Use selenium to get information out a table with changing xpaths

I am trying to loop through a list of companies and scrap their environmental ratings from CSRhub. I would post the link as an example, but it is by log in only. My scraper has not been getting accurate numbers as the location of the ratings changes depending on the rows of the table on the webpage.

For example: Here we see that Target has 5 rows in the table and the xpath for 73 (Energy & Climate Change rating) is:

//[@id="rating-section"]/div/div2/div/div/table/tbody/tr[23]/td[5]/div/table/tbody/tr/td2/div/div/span1/span*


enter image description here



But companies vary in their number of rows, here are the xpaths for the different elements I am trying to gather.

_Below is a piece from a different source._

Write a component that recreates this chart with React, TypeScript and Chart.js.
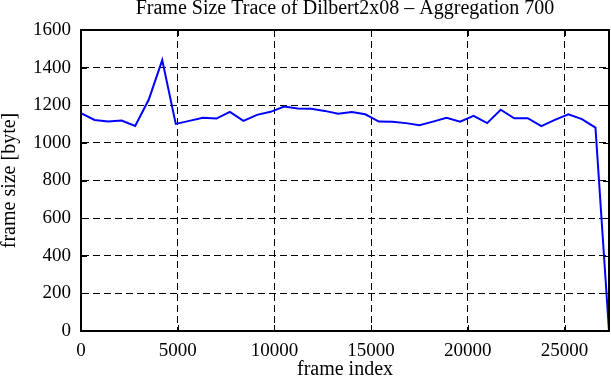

enter image description here


The table and webpage features do not have ids or very well labeled classes. I am fairly new to understanding front end. How can I select the correct feature regardless of number of rows that company has?

1 answer

  • answered 2020-11-25 20:11 BCR

    Since you can't rely on the row numbering, identify what you can rely on--in this case the text label of the value you are looking for. Use the xpath contains() method to check the text. I can't read the HTML in your screenshot so it's hard to give exact code, but it will look something like this:

    if the element is <span class="something useless">I am a label!</span>

    use "//*[@id='rating section']//table//span[contains(text(),'I am a label')]"

    BTW a handy trick is to use "//" anywhere there is a lot of non-specific code, so you don't need to have all the /div/span/div cruft in your xpath.

    Also look at using child and parent nodes. Identify an element that is highly static nearby the element you want, then use the child node expression (and additional xpath if needed) to get the element needed.

    Xpath is daunting when you first start out, but I encourage you to keep trying and learning. It's really powerful in cases like this.